(Collected data)
* * *

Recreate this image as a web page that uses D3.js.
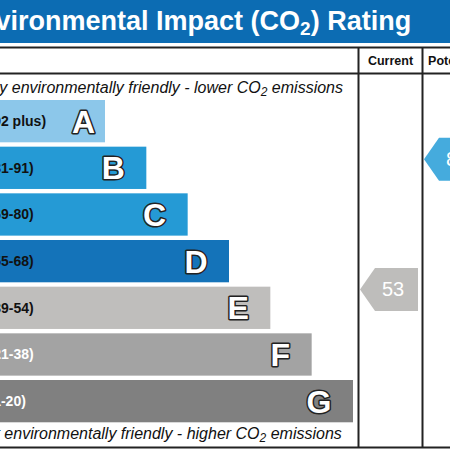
<!DOCTYPE html>
<html><head><meta charset="utf-8">
<script src="https://cdn.jsdelivr.net/npm/d3@7"></script>
<style>body{margin:0;background:#fff}svg{display:block}text{font-family:"Liberation Sans",Arial,sans-serif}</style>
</head><body><div id="chart"></div>
<script>
const bands = ["A","B","C","D","E","F","G"];
const ranges = ["(92 plus)","(81-91)","(69-80)","(55-68)","(39-54)","(21-38)","(1-20)"];
const bandMin = [92,81,69,55,39,21,1];
const bandMax = [100,91,80,68,54,38,20];
const bandColors = ["#8cc7ea","#259ad5","#259ad5","#1473b9","#bfbebc","#a3a3a3","#808080"];
const labelColors = ["#111","#111","#111","#111","#111","#fff","#fff"];
const columns = ["Current","Potential"];
const ratings = [53, 88];
const arrowColors = ["#bebdbb","#45abdd"];
const titleText = "Environmental Impact (CO";
const topNote = ["Very environmentally friendly - lower CO","2"," emissions"];
const bottomNote = ["Not environmentally friendly - higher CO","2"," emissions"];

const W = 450, H = 450;
const svg = d3.select("#chart").append("svg").attr("width", W).attr("height", H);

// layout
const left = -20, colX = [358.5, 422.5], colW = 64;
const y = d3.scaleBand().domain(bands).range([100, 422.3]).paddingInner(0.0936).paddingOuter(0);
const xRight = d3.scaleLinear().domain([0, 6]).range([105, 353]);

// title bar
svg.append("rect").attr("x", -40).attr("y", 0).attr("width", 600).attr("height", 43).attr("fill", "#0c6cb3");
const t = svg.append("text").attr("x", -39).attr("y", 29.5).attr("fill", "#fff")
  .attr("font-size", 27).attr("font-weight", "bold");
t.append("tspan").text(titleText);
t.append("tspan").attr("font-size", 19).attr("dy", 5).text("2");
t.append("tspan").attr("dy", -5).text(") Rating");

// grid lines
const lineCol = "#222";
[47.5, 73.5, 447.5].forEach(yy =>
  svg.append("line").attr("x1", -40).attr("x2", 600).attr("y1", yy).attr("y2", yy)
    .attr("stroke", lineCol).attr("stroke-width", 2));
colX.forEach(xx =>
  svg.append("line").attr("x1", xx).attr("x2", xx).attr("y1", 47.5).attr("y2", 448)
    .attr("stroke", lineCol).attr("stroke-width", 2));

// headers
svg.selectAll("text.hdr").data(columns).enter().append("text").attr("class","hdr")
  .attr("x", (d,i) => colX[i] + colW/2).attr("y", 65).attr("text-anchor","middle")
  .attr("font-size", 12.5).attr("font-weight","bold").attr("fill","#111").text(d => d);

// notes
function note(parts, yy) {
  const n = svg.append("text").attr("x", -25).attr("y", yy).attr("font-size", 16)
    .attr("font-style","italic").attr("fill","#111");
  n.append("tspan").text(parts[0]);
  n.append("tspan").attr("font-size", 12).attr("dy", 3).text(parts[1]);
  n.append("tspan").attr("dy", -3).text(parts[2]);
}
note(topNote, 93);
note(bottomNote, 439);

// bars
const g = svg.selectAll("g.band").data(bands).enter().append("g").attr("class","band");
g.append("rect").attr("x", left).attr("y", d => y(d))
  .attr("width", (d,i) => xRight(i) - left).attr("height", y.bandwidth())
  .attr("fill", (d,i) => bandColors[i]);
g.append("text").attr("x", -11.5).attr("y", d => y(d) + y.bandwidth()/2 + 5)
  .attr("font-size", 14).attr("font-weight","bold").attr("fill", (d,i) => labelColors[i])
  .text((d,i) => ranges[i]);
g.append("text").attr("x", (d,i) => i === 0 ? xRight(i) - 10 : xRight(i) - 21.5)
  .attr("y", d => y(d) + y.bandwidth()/2 + 11.5).attr("text-anchor","end")
  .attr("font-size", 32).attr("font-weight","bold").attr("fill","#fff")
  .attr("stroke","#222").attr("stroke-width",3).attr("stroke-linejoin","round")
  .attr("paint-order","stroke")
  .text(d => d);

// arrows
function ratingY(v) {
  const i = bands.findIndex((b, k) => v >= bandMin[k] && v <= bandMax[k]);
  const s = d3.scaleLinear().domain([bandMax[i], bandMin[i]]).range([y(bands[i]), y(bands[i]) + y.bandwidth()]);
  return s(v);
}
const ah = 43, tip = 15;
ratings.forEach((v, i) => {
  const cy = ratingY(v);
  const x0 = colX[i] + 1.5, x1 = colX[i] + colW - 4.5;
  const path = d3.path();
  path.moveTo(x0, cy);
  path.lineTo(x0 + tip, cy - ah/2);
  path.lineTo(x1, cy - ah/2);
  path.lineTo(x1, cy + ah/2);
  path.lineTo(x0 + tip, cy + ah/2);
  path.closePath();
  svg.append("path").attr("d", path.toString()).attr("fill", arrowColors[i]);
  svg.append("text").attr("x", x0 + 22).attr("y", cy + 7).attr("font-size", 20)
    .attr("fill","#fff").text(v);
});
</script></body></html>
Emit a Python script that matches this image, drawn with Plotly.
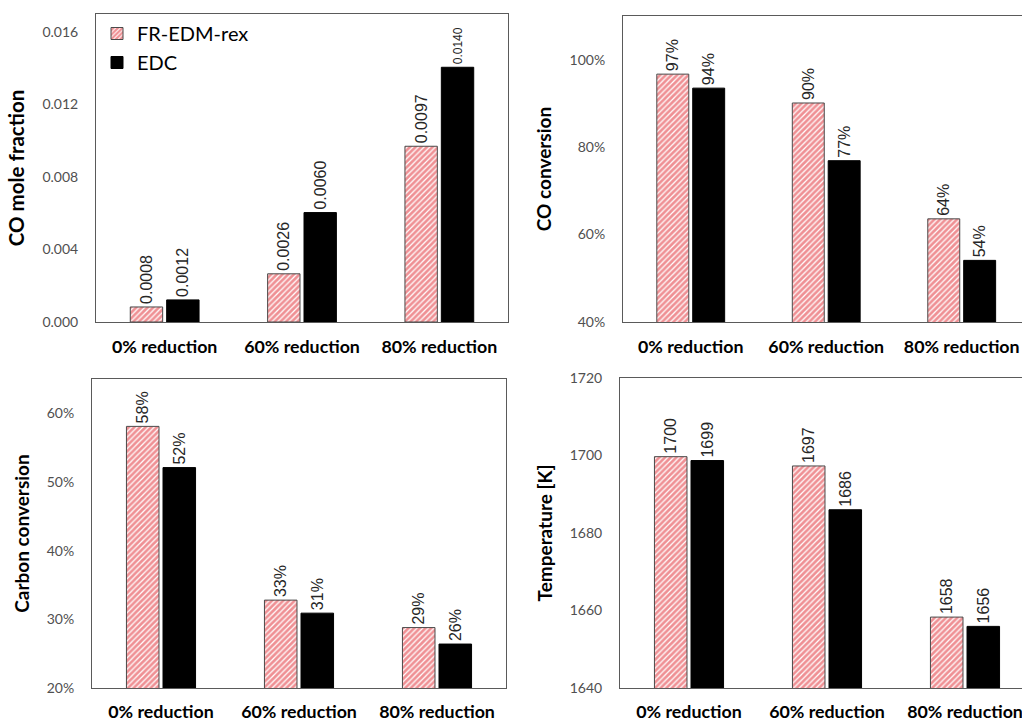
import plotly.graph_objects as go

categories = ["0% reduction", "60% reduction", "80% reduction"]
series_names = ["FR-EDM-rex", "EDC"]

# Panel 1: CO mole fraction
co_frac_fr = [0.00083, 0.00266, 0.0097]
co_frac_edc = [0.00122, 0.00604, 0.01406]
co_frac_fr_lbl = ["0.0008", "0.0026", "0.0097"]
co_frac_edc_lbl = ["0.0012", "0.0060", "0.0140"]

# Panel 2: CO conversion
co_conv_fr = [0.967, 0.901, 0.636]
co_conv_edc = [0.935, 0.769, 0.541]
co_conv_fr_lbl = ["97%", "90%", "64%"]
co_conv_edc_lbl = ["94%", "77%", "54%"]

# Panel 3: Carbon conversion
c_conv_fr = [0.581, 0.328, 0.288]
c_conv_edc = [0.521, 0.309, 0.264]
c_conv_fr_lbl = ["58%", "33%", "29%"]
c_conv_edc_lbl = ["52%", "31%", "26%"]

# Panel 4: Temperature
temp_fr = [1699.7, 1697.3, 1658.3]
temp_edc = [1698.7, 1686.0, 1655.9]
temp_fr_lbl = ["1700", "1697", "1658"]
temp_edc_lbl = ["1699", "1686", "1656"]

W, H = 1022, 722
RED = "#e0222a"
LBL_FONT = "Liberation Sans, Arial, sans-serif"
AX_FONT = "Lato, Open Sans, sans-serif"

fig = go.Figure()

panels = [
    ("x", "y", co_frac_fr, co_frac_edc, co_frac_fr_lbl, co_frac_edc_lbl, [16, 16, 16], [16, 16, 12]),
    ("x2", "y2", co_conv_fr, co_conv_edc, co_conv_fr_lbl, co_conv_edc_lbl, [16] * 3, [16] * 3),
    ("x3", "y3", c_conv_fr, c_conv_edc, c_conv_fr_lbl, c_conv_edc_lbl, [16] * 3, [16] * 3),
    ("x4", "y4", temp_fr, temp_edc, temp_fr_lbl, temp_edc_lbl, [16] * 3, [16] * 3),
]

for i, (xa, ya, fr, edc, frl, edcl, frs, edcs) in enumerate(panels):
    fig.add_trace(go.Bar(
        x=categories, y=fr, name=series_names[0], xaxis=xa, yaxis=ya,
        showlegend=(i == 0), legendgroup="fr",
        marker=dict(color="white", line=dict(color="#4a4a4a", width=1),
                    pattern=dict(shape="/", fgcolor=RED, bgcolor="white", size=4, solidity=0.7)),
        text=frl, textposition="outside", textangle=-90, cliponaxis=False,
        constraintext="none",
        textfont=dict(family=LBL_FONT, size=frs, color="#262626"),
    ))
    fig.add_trace(go.Bar(
        x=categories, y=edc, name=series_names[1], xaxis=xa, yaxis=ya,
        showlegend=(i == 0), legendgroup="edc",
        marker=dict(color="black", line=dict(color="black", width=1)),
        text=edcl, textposition="outside", textangle=-90, cliponaxis=False,
        constraintext="none",
        textfont=dict(family=LBL_FONT, size=edcs, color="#262626"),
    ))

def px_x(a, b):
    return [a / W, min(b / W, 1.0)]

def px_y(top, bottom):
    return [(H - bottom) / H, (H - top) / H]

LINE = "#5a5a5a"
tickfont = dict(family=AX_FONT, size=14, color="#505050")
catfont = dict(family=AX_FONT, size=17.8, color="black", weight="bold")

def xaxis(domain, anchor, rng, standoff, mirror=True):
    return dict(domain=domain, anchor=anchor, type="category", range=rng,
                showline=True, linecolor=LINE, linewidth=1, mirror=mirror,
                showgrid=False, ticks="", tickfont=catfont, ticklabelstandoff=standoff,
                automargin=False, fixedrange=True)

def yaxis(domain, anchor, rng, dtick, fmt, title, tsize, mirror=True):
    return dict(domain=domain, anchor=anchor, range=rng, dtick=dtick, tickformat=fmt,
                showline=True, linecolor=LINE, linewidth=1, mirror=mirror,
                showgrid=False, zeroline=False, ticks="", tickfont=tickfont,
                ticklabelstandoff=14, automargin=False, fixedrange=True,
                title=dict(text=title, standoff=12,
                           font=dict(family=AX_FONT, size=tsize, color="black", weight="bold")))

fig.update_layout(
    width=W, height=H,
    margin=dict(l=0, r=0, t=0, b=0, autoexpand=False),
    paper_bgcolor="white", plot_bgcolor="white",
    barmode="group", bargap=0.47, bargroupgap=0.11,
    showlegend=True,
    legend=dict(x=97 / W, y=(H - 14) / H, xanchor="left", yanchor="top",
                font=dict(family=AX_FONT, size=20, color="black"),
                bgcolor="rgba(0,0,0,0)", itemwidth=30, tracegroupgap=0),
    xaxis=xaxis(px_x(96, 508), "y", [-0.5, 2.5], 9),
    yaxis=yaxis(px_y(14, 322), "x", [0, 0.017], 0.004, ".3f", "CO mole fraction", 20.5),
    xaxis2=xaxis(px_x(623, W), "y2", [-0.5, 2.445], 9),
    yaxis2=yaxis(px_y(16, 322), "x2", [0.4, 1.1], 0.2, ".0%", "CO conversion", 19, mirror=False),
    xaxis3=xaxis(px_x(92, 506), "y3", [-0.5, 2.5], 8),
    yaxis3=yaxis(px_y(379, 688), "x3", [0.2, 0.65], 0.1, ".0%", "Carbon conversion", 19),
    xaxis4=xaxis(px_x(620, W), "y4", [-0.5, 2.413], 8),
    yaxis4=yaxis(px_y(378, 688), "x4", [1640, 1720], 20, "d", "Temperature [K]", 19, mirror=False),
)

fig.write_html(
    "out.html",
    config={"displayModeBar": False},
    post_script="document.body.style.margin='0';document.body.style.overflow='hidden';",
)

* * *

## SET EXERCISE
Would you reproduce the lines above, from the very first through the line containing "d3.scaleLinear().domain([0, 6]).range([105, 353]);", exactly and without the pictures?

## PROBLEM SOLUTION
Recreate this image as a web page that uses D3.js.
<!DOCTYPE html>
<html><head><meta charset="utf-8">
<script src="https://cdn.jsdelivr.net/npm/d3@7"></script>
<style>body{margin:0;background:#fff}svg{display:block}text{font-family:"Liberation Sans",Arial,sans-serif}</style>
</head><body><div id="chart"></div>
<script>
const bands = ["A","B","C","D","E","F","G"];
const ranges = ["(92 plus)","(81-91)","(69-80)","(55-68)","(39-54)","(21-38)","(1-20)"];
const bandMin = [92,81,69,55,39,21,1];
const bandMax = [100,91,80,68,54,38,20];
const bandColors = ["#8cc7ea","#259ad5","#259ad5","#1473b9","#bfbebc","#a3a3a3","#808080"];
const labelColors = ["#111","#111","#111","#111","#111","#fff","#fff"];
const columns = ["Current","Potential"];
const ratings = [53, 88];
const arrowColors = ["#bebdbb","#45abdd"];
const titleText = "Environmental Impact (CO";
const topNote = ["Very environmentally friendly - lower CO","2"," emissions"];
const bottomNote = ["Not environmentally friendly - higher CO","2"," emissions"];

const W = 450, H = 450;
const svg = d3.select("#chart").append("svg").attr("width", W).attr("height", H);

// layout
const left = -20, colX = [358.5, 422.5], colW = 64;
const y = d3.scaleBand().domain(bands).range([100, 422.3]).paddingInner(0.0936).paddingOuter(0);
const xRight = d3.scaleLinear().domain([0, 6]).range([105, 353]);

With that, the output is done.